Alexa isn’t a victim of Bray’s lunacy; she’s a very willing and able-bodied accomplice. WWE smartly avoided going down the Stockholm Syndrome rabbit hole and instead reminded us Alexa is, at her core, a heel. You know, a bad gal who loves to do things bad gals do. If anything, getting attacked by The Fiend snapped her back to reality.

However, most final girls are fundamentally good people. They are forcefully put into positions to defend themselves and sometimes go to dark places to do so, but who they are as human beings is never questioned. Similar to Scream’s Sidney Prescott, some of them even use their traumatic experiences as fuel to do good in the world. But then there’s Alexa, who simply just wants the world to suffer. Not because she’s suffering, not because she’s in pain, and definitely not because she’s under some trance. Alexa does terrible things just because.

Sequels to Happy Death Day, Halloween, and Alien explore the psychology of survivors and how they learn to stand on their own two feet. Like Alexa, their encounters with their respective boogeymen elicit change. Who they are in part 2 or part 3 is different than who they were in part 1. Laurie Strode goes from the quiet girl to a shotgun-toting survivalist. Ellen Ripley transforms from someone who merely survived her first encounter with an alien to a woman who takes the fight to the queen-of-all aliens.

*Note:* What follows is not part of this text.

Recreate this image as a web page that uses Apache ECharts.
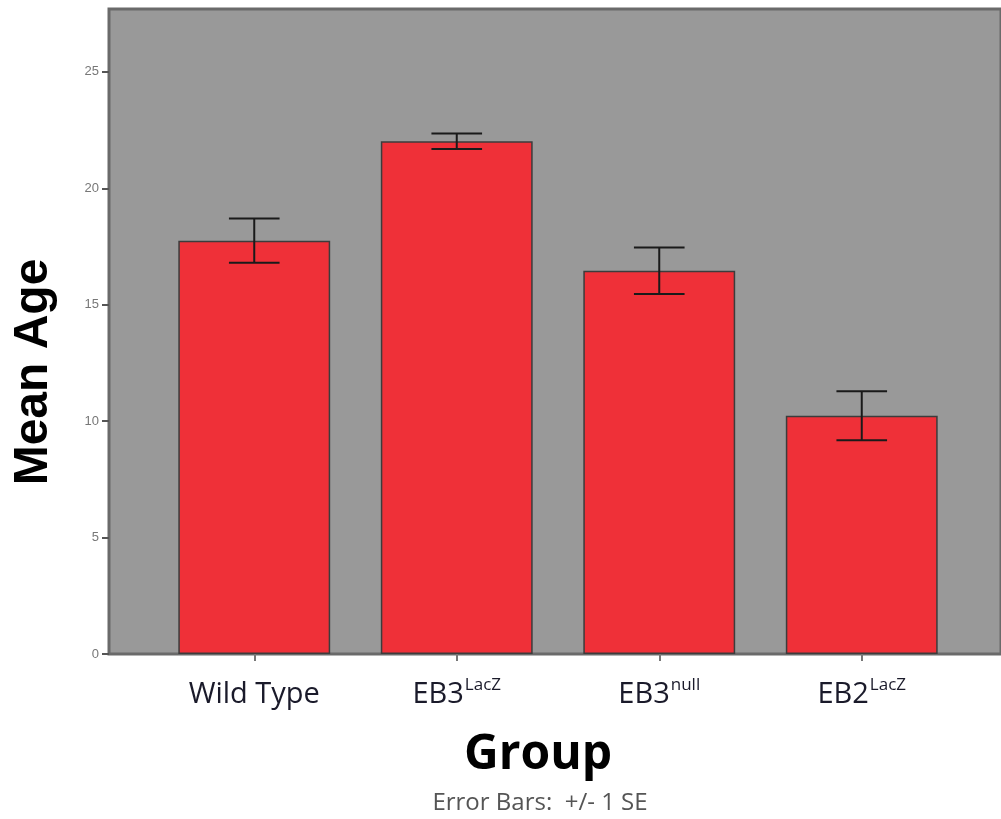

What separates Alexa from the pack is she fights for all that’s evil in the world. She pokes and prods anyone she deems a threat to her union. Whether it’s torturing Kevin Owens or begging Randy Orton to set her on fire to test his mettle, Alexa is just as dangerous as Bray and twice as sadistic.

But there are no strings on Ms. Bliss; she never feels controlled like the members of the old Wyatt Family. Her mission is Bray’s mission, and pretty much always has been. Like the best final girls, she grabbed agency from the jaws of tragedy and became the “best” version of herself. Of course, that’s if you consider a psychotic sociopath the best version of anything.

Spoiler for an almost 40-year-old movie, but Halloween 4 ends with a potent question: What if the final girl became the killer?

Well, Alexa Bliss is giving us the answer.